Até o ano passado, porém, a produção da fábrica da Solar Ear aqui era toda destinada à exportação, uma vez que a empresa não estava autorizada pelo governo a vendê-los localmente. Agora, com essa permissão, o plano de Frederico Fernandez, que dirige o negócio no Brasil, é que o produto possa beneficiar milhares de deficientes auditivos de baixa renda no país. “Temos cerca de 10 milhões de deficientes auditivos, e minha estimativa é que 80% desse público não possa pagar por um aparelho tradicional”, afirma ele.

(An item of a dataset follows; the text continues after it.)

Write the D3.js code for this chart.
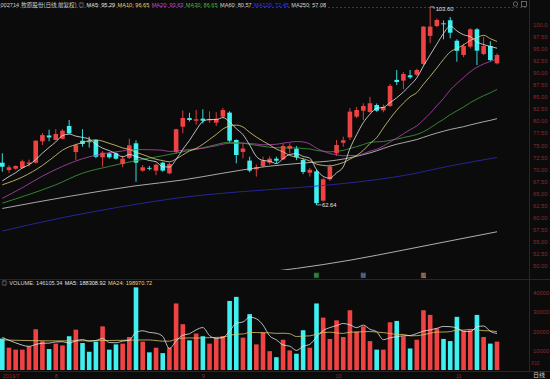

Na Solar Ear, o aporte de Yunus — que deverá ser de 1,5 milhão de reais — será usado para contratar vendedores e estruturar uma rede de distribuição. O negócio parece promissor. De 2010 para cá, o faturamento da empresa alcançou algo como 20 milhões de reais nos outros três países em que atua. Vale lembrar, porém, que quem estiver disposto a apostar no negócio não deve nutrir o desejo de ganhar muito dinheiro com quem não escuta bem — mas contentar-se, apenas, com a oportunidade de fazer o bem.